** begin Recorded data **

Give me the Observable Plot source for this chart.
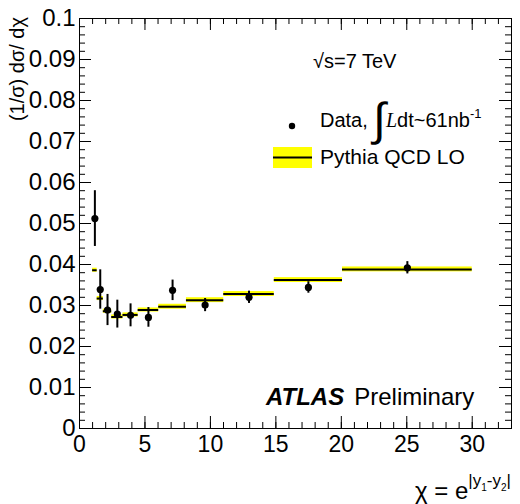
<!DOCTYPE html>
<html>
<head>
<meta charset="utf-8">
<script src="https://cdn.jsdelivr.net/npm/d3@7"></script>
<script src="https://cdn.jsdelivr.net/npm/@observablehq/plot@0.6"></script>
<style>
  html, body { margin: 0; padding: 0; background: #fff; }
  #chart { width: 520px; height: 504px; }
</style>
</head>
<body>
<div id="chart"></div>
<script>
// ---- data ----
const chiEdges = [1, 1.35, 1.82, 2.46, 3.32, 4.48, 6.05, 8.17, 11.02, 14.88, 20.09, 30];
const chiCenter = [1.175, 1.585, 2.14, 2.89, 3.9, 5.265, 7.11, 9.595, 12.95, 17.485, 25.045];
const dataVal = [0.0512, 0.0339, 0.0289, 0.0279, 0.0276, 0.0271, 0.0337, 0.0301, 0.0320, 0.0344, 0.0392];
const dataErr = [0.0068, 0.0048, 0.0038, 0.0034, 0.0028, 0.0024, 0.0025, 0.0016, 0.0015, 0.0014, 0.0015];
const theoryVal = [0.0386, 0.0317, 0.0286, 0.0272, 0.0277, 0.0289, 0.0297, 0.0313, 0.0328, 0.0362, 0.0388];
const theoryErr = [0.0005, 0.0005, 0.0005, 0.0005, 0.0005, 0.0005, 0.0006, 0.0006, 0.0006, 0.0006, 0.0006];

const xTickLabels = [0, 5, 10, 15, 20, 25, 30];
const xMinorTicks = d3.range(0, 34, 1);
const yTickLabels = [0, 0.01, 0.02, 0.03, 0.04, 0.05, 0.06, 0.07, 0.08, 0.09, 0.1];
const yMinorTicks = d3.range(0, 50).map(i => i * 0.002);

// ---- tables built from arrays ----
const points = chiCenter.map((x, i) => ({x, v: dataVal[i], e: dataErr[i]}));
const bins = theoryVal.map((v, i) => ({lo: chiEdges[i], hi: chiEdges[i + 1], v, e: theoryErr[i]}));

const W = 520, H = 504, mL = 79, mR = 9, mT = 18, mB = 76;
const pw = W - mL - mR, ph = H - mT - mB;
const FONT = "'Liberation Sans', Arial, Helvetica, sans-serif";

const chart = Plot.plot({
  width: W, height: H,
  marginLeft: mL, marginRight: mR, marginTop: mT, marginBottom: mB,
  style: {fontFamily: FONT, background: "#fff", color: "#000"},
  x: {domain: [0, 33]},
  y: {domain: [0, 0.1]},
  marks: [
    // theory band and central line
    Plot.rect(bins, {x1: "lo", x2: "hi", y1: d => d.v - d.e, y2: d => d.v + d.e, fill: "#ffff00"}),
    Plot.ruleY(bins, {x1: "lo", x2: "hi", y: "v", stroke: "#000", strokeWidth: 2}),
    // data with error bars
    Plot.ruleX(points, {x: "x", y1: d => d.v - d.e, y2: d => d.v + d.e, stroke: "#000", strokeWidth: 2}),
    Plot.dot(points, {x: "x", y: "v", r: 3.6, fill: "#000", stroke: "none"}),
    // inward ticks (ROOT style) bottom/top
    Plot.tickX(xMinorTicks, {x: d => d, insetTop: ph - 6, stroke: "#000"}),
    Plot.tickX(xMinorTicks, {x: d => d, insetBottom: ph - 6, stroke: "#000"}),
    Plot.tickX(xTickLabels, {x: d => d, insetTop: ph - 12, stroke: "#000"}),
    Plot.tickX(xTickLabels, {x: d => d, insetBottom: ph - 12, stroke: "#000"}),
    // left/right
    Plot.tickY(yMinorTicks, {y: d => d, insetRight: pw - 6, stroke: "#000"}),
    Plot.tickY(yMinorTicks, {y: d => d, insetLeft: pw - 6, stroke: "#000"}),
    Plot.tickY(yTickLabels, {y: d => d, insetRight: pw - 12, stroke: "#000"}),
    Plot.tickY(yTickLabels, {y: d => d, insetLeft: pw - 12, stroke: "#000"}),
    Plot.frame({stroke: "#000", strokeWidth: 1}),
    Plot.axisX({ticks: xTickLabels, tickSize: 0, tickPadding: 7, fontSize: 23, label: null, tickFormat: d => String(d)}),
    Plot.axisY({ticks: yTickLabels, tickSize: 0, tickPadding: 4, fontSize: 24, label: null, tickFormat: d => String(+d.toFixed(2))})
  ]
});

document.getElementById("chart").appendChild(chart);

// ---- annotations, legend and axis titles ----
const svg = d3.select(chart);
const g = svg.append("g").attr("font-family", FONT).attr("fill", "#000").attr("text-anchor", "start");

// y title
g.append("text")
  .attr("transform", "translate(24,17) rotate(-90)")
  .attr("text-anchor", "end")
  .attr("font-size", 20)
  .text("(1/σ) dσ/ dχ");

// x title
const xt = g.append("text").attr("x", 415).attr("y", 499).attr("font-size", 24);
xt.append("tspan").text("χ = e");
xt.append("tspan").attr("font-size", 17).attr("dy", -13).text("|y");
xt.append("tspan").attr("font-size", 10).attr("dy", 5).text("1");
xt.append("tspan").attr("font-size", 17).attr("dy", -5).text("-y");
xt.append("tspan").attr("font-size", 10).attr("dy", 5).text("2");
xt.append("tspan").attr("font-size", 17).attr("dy", -5).text("|");

// sqrt(s)
g.append("text").attr("x", 313).attr("y", 68).attr("font-size", 20).text("√s=7 TeV");

// Data legend entry
g.append("circle").attr("cx", 292).attr("cy", 126).attr("r", 3.2).attr("fill", "#000");
const dl = g.append("text").attr("x", 320).attr("y", 127).attr("font-size", 20);
dl.append("tspan").text("Data, ");
dl.append("tspan").attr("font-size", 46).attr("dy", 8).attr("font-family", "'DejaVu Sans', sans-serif").attr("font-weight", 200).text("∫");
dl.append("tspan").attr("dy", -8).attr("font-family", "'Liberation Serif', serif").attr("font-style", "italic").text("L");
dl.append("tspan").text("dt~61nb");
dl.append("tspan").attr("font-size", 13).attr("dy", -9).text("-1");

// Pythia legend entry
g.append("rect").attr("x", 273).attr("y", 147).attr("width", 39).attr("height", 21).attr("fill", "#ffff00");
g.append("line").attr("x1", 273).attr("x2", 312).attr("y1", 157.5).attr("y2", 157.5).attr("stroke", "#000").attr("stroke-width", 2);
g.append("text").attr("x", 320).attr("y", 164).attr("font-size", 21).text("Pythia QCD LO");

// ATLAS Preliminary
const at = g.append("text").attr("x", 266).attr("y", 405).attr("font-size", 24);
at.append("tspan").attr("font-weight", "bold").attr("font-style", "italic").text("ATLAS");
at.append("tspan").attr("dx", 10).text("Preliminary");
</script>
</body>
</html>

** end Recorded data **

— Task requirements —
Except for the pictures, give all the material above again verbatim.

— In response —
Give me the Observable Plot source for this chart.
<!DOCTYPE html>
<html>
<head>
<meta charset="utf-8">
<script src="https://cdn.jsdelivr.net/npm/d3@7"></script>
<script src="https://cdn.jsdelivr.net/npm/@observablehq/plot@0.6"></script>
<style>
  html, body { margin: 0; padding: 0; background: #fff; }
  #chart { width: 520px; height: 504px; }
</style>
</head>
<body>
<div id="chart"></div>
<script>
// ---- data ----
const chiEdges = [1, 1.35, 1.82, 2.46, 3.32, 4.48, 6.05, 8.17, 11.02, 14.88, 20.09, 30];
const chiCenter = [1.175, 1.585, 2.14, 2.89, 3.9, 5.265, 7.11, 9.595, 12.95, 17.485, 25.045];
const dataVal = [0.0512, 0.0339, 0.0289, 0.0279, 0.0276, 0.0271, 0.0337, 0.0301, 0.0320, 0.0344, 0.0392];
const dataErr = [0.0068, 0.0048, 0.0038, 0.0034, 0.0028, 0.0024, 0.0025, 0.0016, 0.0015, 0.0014, 0.0015];
const theoryVal = [0.0386, 0.0317, 0.0286, 0.0272, 0.0277, 0.0289, 0.0297, 0.0313, 0.0328, 0.0362, 0.0388];
const theoryErr = [0.0005, 0.0005, 0.0005, 0.0005, 0.0005, 0.0005, 0.0006, 0.0006, 0.0006, 0.0006, 0.0006];

const xTickLabels = [0, 5, 10, 15, 20, 25, 30];
const xMinorTicks = d3.range(0, 34, 1);
const yTickLabels = [0, 0.01, 0.02, 0.03, 0.04, 0.05, 0.06, 0.07, 0.08, 0.09, 0.1];
const yMinorTicks = d3.range(0, 50).map(i => i * 0.002);

// ---- tables built from arrays ----
const points = chiCenter.map((x, i) => ({x, v: dataVal[i], e: dataErr[i]}));
const bins = theoryVal.map((v, i) => ({lo: chiEdges[i], hi: chiEdges[i + 1], v, e: theoryErr[i]}));

const W = 520, H = 504, mL = 79, mR = 9, mT = 18, mB = 76;
const pw = W - mL - mR, ph = H - mT - mB;
const FONT = "'Liberation Sans', Arial, Helvetica, sans-serif";

const chart = Plot.plot({
  width: W, height: H,
  marginLeft: mL, marginRight: mR, marginTop: mT, marginBottom: mB,
  style: {fontFamily: FONT, background: "#fff", color: "#000"},
  x: {domain: [0, 33]},
  y: {domain: [0, 0.1]},
  marks: [
    // theory band and central line
    Plot.rect(bins, {x1: "lo", x2: "hi", y1: d => d.v - d.e, y2: d => d.v + d.e, fill: "#ffff00"}),
    Plot.ruleY(bins, {x1: "lo", x2: "hi", y: "v", stroke: "#000", strokeWidth: 2}),
    // data with error bars
    Plot.ruleX(points, {x: "x", y1: d => d.v - d.e, y2: d => d.v + d.e, stroke: "#000", strokeWidth: 2}),
    Plot.dot(points, {x: "x", y: "v", r: 3.6, fill: "#000", stroke: "none"}),
    // inward ticks (ROOT style) bottom/top
    Plot.tickX(xMinorTicks, {x: d => d, insetTop: ph - 6, stroke: "#000"}),
    Plot.tickX(xMinorTicks, {x: d => d, insetBottom: ph - 6, stroke: "#000"}),
    Plot.tickX(xTickLabels, {x: d => d, insetTop: ph - 12, stroke: "#000"}),
    Plot.tickX(xTickLabels, {x: d => d, insetBottom: ph - 12, stroke: "#000"}),
    // left/right
    Plot.tickY(yMinorTicks, {y: d => d, insetRight: pw - 6, stroke: "#000"}),
    Plot.tickY(yMinorTicks, {y: d => d, insetLeft: pw - 6, stroke: "#000"}),
    Plot.tickY(yTickLabels, {y: d => d, insetRight: pw - 12, stroke: "#000"}),
    Plot.tickY(yTickLabels, {y: d => d, insetLeft: pw - 12, stroke: "#000"}),
    Plot.frame({stroke: "#000", strokeWidth: 1}),
    Plot.axisX({ticks: xTickLabels, tickSize: 0, tickPadding: 7, fontSize: 23, label: null, tickFormat: d => String(d)}),
    Plot.axisY({ticks: yTickLabels, tickSize: 0, tickPadding: 4, fontSize: 24, label: null, tickFormat: d => String(+d.toFixed(2))})
  ]
});

document.getElementById("chart").appendChild(chart);

// ---- annotations, legend and axis titles ----
const svg = d3.select(chart);
const g = svg.append("g").attr("font-family", FONT).attr("fill", "#000").attr("text-anchor", "start");

// y title
g.append("text")
  .attr("transform", "translate(24,17) rotate(-90)")
  .attr("text-anchor", "end")
  .attr("font-size", 20)
  .text("(1/σ) dσ/ dχ");

// x title
const xt = g.append("text").attr("x", 415).attr("y", 499).attr("font-size", 24);
xt.append("tspan").text("χ = e");
xt.append("tspan").attr("font-size", 17).attr("dy", -13).text("|y");
xt.append("tspan").attr("font-size", 10).attr("dy", 5).text("1");
xt.append("tspan").attr("font-size", 17).attr("dy", -5).text("-y");
xt.append("tspan").attr("font-size", 10).attr("dy", 5).text("2");
xt.append("tspan").attr("font-size", 17).attr("dy", -5).text("|");

// sqrt(s)
g.append("text").attr("x", 313).attr("y", 68).attr("font-size", 20).text("√s=7 TeV");

// Data legend entry
g.append("circle").attr("cx", 292).attr("cy", 126).attr("r", 3.2).attr("fill", "#000");
const dl = g.append("text").attr("x", 320).attr("y", 127).attr("font-size", 20);
dl.append("tspan").text("Data, ");
dl.append("tspan").attr("font-size", 46).attr("dy", 8).attr("font-family", "'DejaVu Sans', sans-serif").attr("font-weight", 200).text("∫");
dl.append("tspan").attr("dy", -8).attr("font-family", "'Liberation Serif', serif").attr("font-style", "italic").text("L");
dl.append("tspan").text("dt~61nb");
dl.append("tspan").attr("font-size", 13).attr("dy", -9).text("-1");

// Pythia legend entry
g.append("rect").attr("x", 273).attr("y", 147).attr("width", 39).attr("height", 21).attr("fill", "#ffff00");
g.append("line").attr("x1", 273).attr("x2", 312).attr("y1", 157.5).attr("y2", 157.5).attr("stroke", "#000").attr("stroke-width", 2);
g.append("text").attr("x", 320).attr("y", 164).attr("font-size", 21).text("Pythia QCD LO");

// ATLAS Preliminary
const at = g.append("text").attr("x", 266).attr("y", 405).attr("font-size", 24);
at.append("tspan").attr("font-weight", "bold").attr("font-style", "italic").text("ATLAS");
at.append("tspan").attr("dx", 10).text("Preliminary");
</script>
</body>
</html>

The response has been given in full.